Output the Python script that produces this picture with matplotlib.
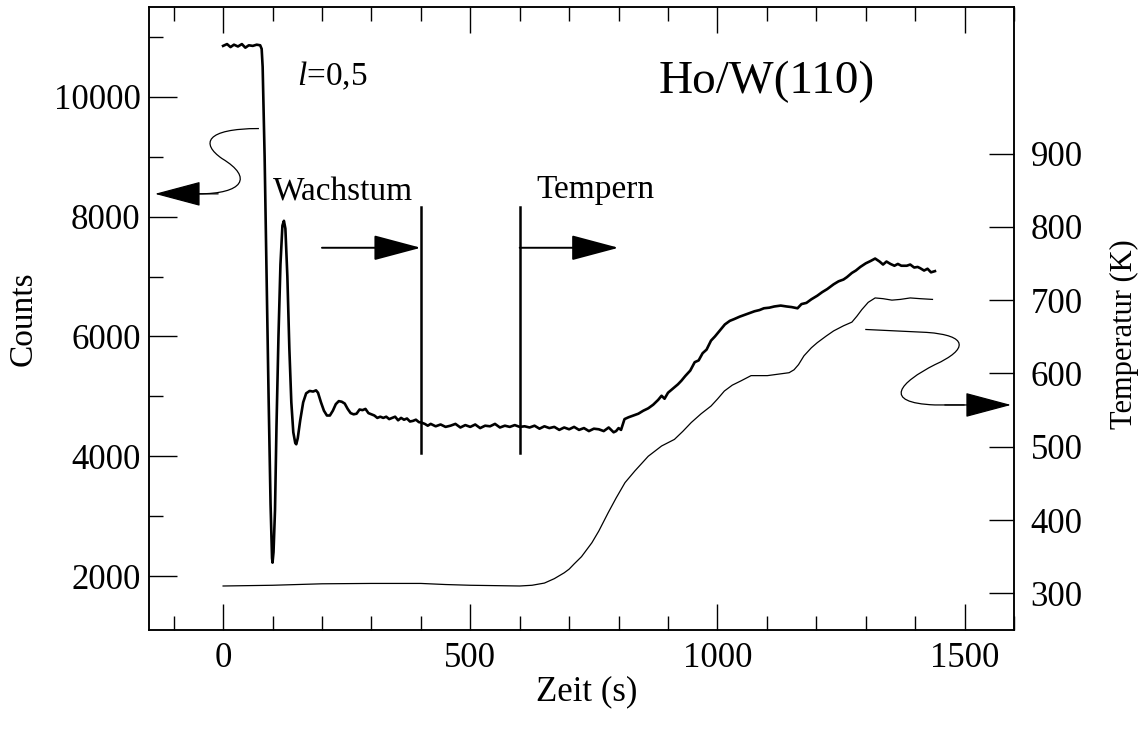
import matplotlib
matplotlib.use("Agg")
import matplotlib.pyplot as plt
from matplotlib.path import Path
from matplotlib.patches import PathPatch
from matplotlib.ticker import MultipleLocator, FixedLocator

plt.rcParams["font.family"] = ["Liberation Serif", "DejaVu Serif"]
plt.rcParams["mathtext.fontset"] = "custom"
plt.rcParams["mathtext.rm"] = "Liberation Serif"
plt.rcParams["mathtext.it"] = "Liberation Serif:italic"

# ---- counts (thick curve) --------------------------------------------------
t_counts = [0, 8, 15, 22, 30, 38, 45, 52, 60, 68, 75, 78, 80, 84, 88, 92, 96, 99,
            100, 102, 105, 108, 112, 116, 120, 123, 126, 130, 134, 138, 142, 146,
            148, 151, 156, 162, 168, 175, 182, 188, 192, 198, 204, 210, 216, 222,
            228, 234, 240, 246, 252, 258, 264, 270, 276, 282, 288, 294, 300, 306,
            312, 318, 324, 330, 336, 342, 348, 354, 360, 366, 372, 378, 384, 390,
            396, 402, 408, 414, 420, 430, 440, 450, 460, 470, 480, 490, 500, 510,
            520, 530, 540, 550, 560, 570, 580, 590, 600, 610, 620, 630, 640, 650,
            660, 670, 680, 690, 700, 710, 720, 730, 740, 750, 760, 770, 780, 790,
            795, 800, 805, 812, 820, 830, 840, 850, 860, 870, 880, 887, 893, 900,
            910, 920, 927, 935, 945, 954, 962, 970, 978, 987, 995, 1007, 1015, 1025,
            1034, 1045, 1055, 1065, 1075, 1085, 1094, 1105, 1115, 1128, 1140, 1150,
            1162, 1170, 1180, 1190, 1202, 1212, 1222, 1235, 1245, 1255, 1262, 1272,
            1280, 1289, 1300, 1310, 1319, 1328, 1335, 1342, 1350, 1358, 1365, 1372,
            1383, 1390, 1398, 1405, 1410, 1418, 1425, 1432, 1440]
counts = [10850, 10880, 10830, 10870, 10840, 10880, 10820, 10860, 10850, 10870,
          10860, 10800, 10500, 9000, 7000, 5000, 3200, 2300,
          2224, 2400, 3100, 4500, 6000, 7200, 7850, 7930, 7800, 7000, 5800, 4900,
          4400, 4220, 4200, 4300, 4600, 4900, 5050, 5090, 5080, 5100, 5060, 4900,
          4760, 4680, 4680, 4760, 4870, 4920, 4910, 4880, 4790, 4720, 4700, 4710,
          4780, 4770, 4790, 4720, 4700, 4680, 4640, 4660, 4640, 4660, 4620, 4640,
          4660, 4600, 4640, 4610, 4630, 4580, 4590, 4610, 4570, 4560, 4540, 4510,
          4540, 4500, 4530, 4490, 4510, 4540, 4480, 4520, 4490, 4530, 4470, 4510,
          4500, 4540, 4480, 4510, 4490, 4520, 4490, 4500, 4480, 4510, 4460, 4500,
          4470, 4490, 4440, 4480, 4450, 4490, 4440, 4470, 4420, 4460, 4450, 4420,
          4480, 4400, 4420, 4470, 4440, 4620, 4650, 4680, 4710, 4760, 4800, 4860,
          4940, 5010, 4960, 5060, 5130, 5200, 5260, 5340, 5430, 5570, 5600, 5720,
          5780, 5930, 6000, 6120, 6200, 6260, 6290, 6330, 6360, 6390, 6420, 6440,
          6470, 6480, 6500, 6515, 6500, 6490, 6470, 6540, 6560, 6620, 6680, 6740,
          6790, 6870, 6920, 6950, 6990, 7060, 7100, 7160, 7220, 7260, 7300, 7250,
          7200, 7250, 7210, 7180, 7210, 7180, 7180, 7200, 7150, 7160, 7140, 7100,
          7130, 7070, 7090]

# ---- temperature (thin curve) ----------------------------------------------
t_temp = [0, 100, 200, 300, 400, 450, 500, 550, 600, 625, 650, 670, 690, 700, 710,
          725, 746, 760, 779, 795, 813, 833, 860, 887, 913, 930, 947, 967, 987,
          1000, 1014, 1030, 1048, 1068, 1101, 1145, 1155, 1164, 1175, 1190, 1202,
          1220, 1235, 1255, 1272, 1282, 1292, 1305, 1319, 1335, 1353, 1370, 1390,
          1410, 1435]
temp = [310, 311, 313, 313.5, 313.5, 312, 311, 310.5, 310, 311, 314, 320, 328, 333,
        340, 350, 369, 385, 410, 430, 451, 467, 487, 501, 510, 521, 533, 545, 555.5,
        565, 576, 584, 590, 597, 597, 601, 605, 612, 624, 635, 642, 651, 658, 665,
        670, 678, 687, 697, 703, 702, 700, 701, 703, 702, 701]

# phase markers (Wachstum ends / Tempern starts)
phase_t = [400, 600]
marker_span = (4050, 8160)
arrow_level = 7480

fig = plt.figure(figsize=(11.44, 7.31), dpi=100)
ax = fig.add_axes([0.1302, 0.1382, 0.7562, 0.8523])
ax2 = ax.twinx()

ax.plot(t_counts, counts, color="k", lw=1.9)
ax2.plot(t_temp, temp, color="k", lw=0.9)

ax.set_xlim(-150, 1600)
ax.set_ylim(1100, 11500)
ax2.set_ylim(250, 1100)

# vertical phase lines and horizontal arrows
for t0 in phase_t:
    ax.plot([t0, t0], marker_span, color="k", lw=1.8)
head = "-|>,head_length=3.0,head_width=0.8"
ax.annotate("", xy=(400, arrow_level), xytext=(200, arrow_level),
            arrowprops=dict(arrowstyle=head, color="k", lw=1.4,
                            shrinkA=0, shrinkB=0, mutation_scale=10))
ax.annotate("", xy=(800, arrow_level), xytext=(600, arrow_level),
            arrowprops=dict(arrowstyle=head, color="k", lw=1.4,
                            shrinkA=0, shrinkB=0, mutation_scale=10))

# curly arrow -> left axis
left_curl = Path([(72.5, 9470), (-36, 9470), (-46, 9219), (-2, 8968),
                  (62, 8650), (40, 8380), (-50, 8380)],
                 [Path.MOVETO, Path.CURVE4, Path.CURVE4, Path.CURVE4,
                  Path.CURVE4, Path.CURVE4, Path.CURVE4])
ax.add_patch(PathPatch(left_curl, fill=False, lw=0.9, color="k"))
ax.annotate("", xy=(-138, 8380), xytext=(-10, 8380),
            arrowprops=dict(arrowstyle=head, color="k", lw=0.9,
                            shrinkA=0, shrinkB=0, mutation_scale=10))

# curly arrow -> right axis
right_curl = Path([(1299, 660), (1423, 656), (1508, 652), (1508, 633), (1440, 612),
                   (1370, 588), (1330, 560), (1440, 557), (1500, 557)],
                  [Path.MOVETO, Path.LINETO, Path.CURVE4, Path.CURVE4, Path.CURVE4,
                   Path.CURVE4, Path.CURVE4, Path.CURVE4, Path.LINETO])
ax2.add_patch(PathPatch(right_curl, fill=False, lw=0.9, color="k"))
ax2.annotate("", xy=(1594, 557), xytext=(1460, 557),
             arrowprops=dict(arrowstyle=head, color="k", lw=0.9,
                             shrinkA=0, shrinkB=0, mutation_scale=10))

# texts
ax.text(149, 10194, r"$l$=0,5", fontsize=24, ha="left", va="baseline")
ax.text(1100, 10055, "Ho/W(110)", fontsize=34, ha="center", va="baseline")
ax.text(100, 8266, "Wachstum", fontsize=24, ha="left", va="baseline")
ax.text(634, 8311, "Tempern", fontsize=24, ha="left", va="baseline")

# ticks
ax.xaxis.set_major_locator(MultipleLocator(500))
ax.xaxis.set_minor_locator(MultipleLocator(100))
ax.yaxis.set_major_locator(FixedLocator([2000, 4000, 6000, 8000, 10000]))
ax.yaxis.set_minor_locator(MultipleLocator(1000))
ax2.yaxis.set_major_locator(FixedLocator([300, 400, 500, 600, 700, 800, 900]))
ax.tick_params(axis="x", which="both", direction="in", top=True, bottom=True,
               labelsize=25, width=1, pad=9)
ax.tick_params(axis="x", which="major", length=19)
ax.tick_params(axis="x", which="minor", length=10)
ax.tick_params(axis="y", which="both", direction="in", left=True, right=False,
               labelsize=25, width=1, pad=6)
ax.tick_params(axis="y", which="major", length=20)
ax.tick_params(axis="y", which="minor", length=10)
ax2.tick_params(axis="y", which="major", direction="in", length=18, width=1,
                labelsize=25, pad=12)
ax2.tick_params(axis="y", which="minor", right=False)

for a in (ax, ax2):
    for s in a.spines.values():
        s.set_linewidth(1.1)

ax.set_xlabel("Zeit (s)", fontsize=25, labelpad=-3)
ax.set_ylabel("Counts", fontsize=24)
ax2.set_ylabel("Temperatur (K)", fontsize=22)
ax.yaxis.set_label_coords(-0.127, 0.5)
ax2.yaxis.set_label_coords(1.111, 0.475)
ax.xaxis.set_label_coords(0.506, -0.073)

fig.savefig("out.png", dpi=100)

-=-=-=-=-

> [THE PROBLEM] From the first line above down to the line with "from matplotlib.ticker import", reproduce every line and no others, omitting pictures.

> [OUTPUT FOR THIS EXERCISE]
Output the Python script that produces this picture with matplotlib.
import matplotlib
matplotlib.use("Agg")
import matplotlib.pyplot as plt
from matplotlib.path import Path
from matplotlib.patches import PathPatch
from matplotlib.ticker import MultipleLocator, FixedLocator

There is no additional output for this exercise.